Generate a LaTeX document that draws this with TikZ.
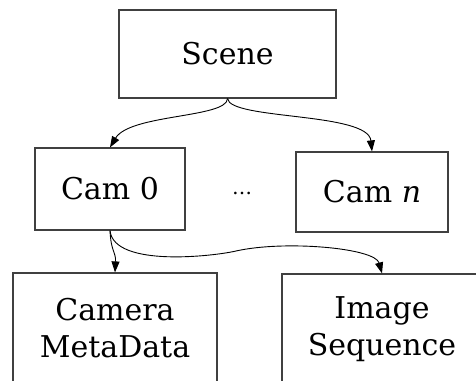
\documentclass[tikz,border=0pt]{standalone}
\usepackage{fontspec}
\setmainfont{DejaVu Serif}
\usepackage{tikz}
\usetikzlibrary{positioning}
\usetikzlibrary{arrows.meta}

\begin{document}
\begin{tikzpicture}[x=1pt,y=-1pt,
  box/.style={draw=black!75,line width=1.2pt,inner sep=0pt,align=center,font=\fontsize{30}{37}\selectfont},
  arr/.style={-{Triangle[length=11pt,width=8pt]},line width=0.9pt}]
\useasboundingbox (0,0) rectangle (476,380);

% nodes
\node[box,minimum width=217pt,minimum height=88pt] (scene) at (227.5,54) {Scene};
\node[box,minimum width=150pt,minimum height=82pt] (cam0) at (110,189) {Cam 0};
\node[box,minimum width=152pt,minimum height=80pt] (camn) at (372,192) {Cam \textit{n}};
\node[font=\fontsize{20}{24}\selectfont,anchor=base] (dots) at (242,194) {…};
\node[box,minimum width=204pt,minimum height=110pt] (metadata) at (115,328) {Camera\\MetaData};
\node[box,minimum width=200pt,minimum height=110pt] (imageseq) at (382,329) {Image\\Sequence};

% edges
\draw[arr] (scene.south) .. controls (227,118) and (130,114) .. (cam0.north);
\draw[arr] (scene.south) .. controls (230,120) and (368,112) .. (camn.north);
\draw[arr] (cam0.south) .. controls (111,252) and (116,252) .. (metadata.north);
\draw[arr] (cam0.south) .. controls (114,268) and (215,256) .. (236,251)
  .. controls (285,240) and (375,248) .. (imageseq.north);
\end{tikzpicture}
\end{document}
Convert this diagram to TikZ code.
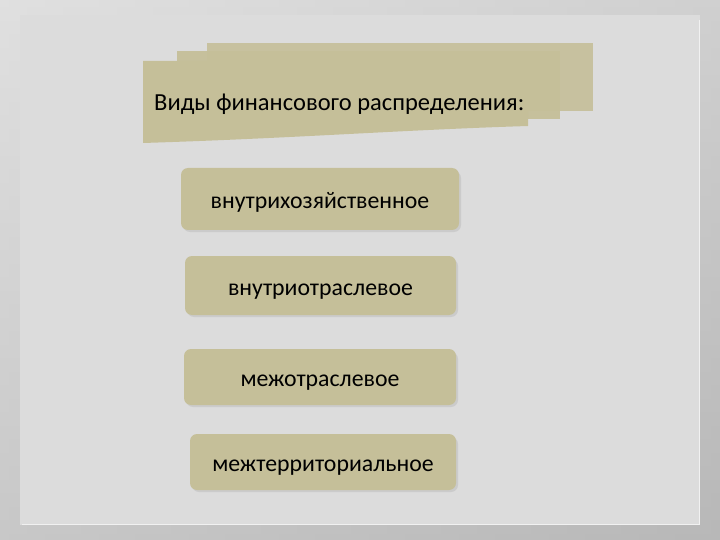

> [Work required] From the material, report only how many lines include the word "this".

> [Complete answer] 2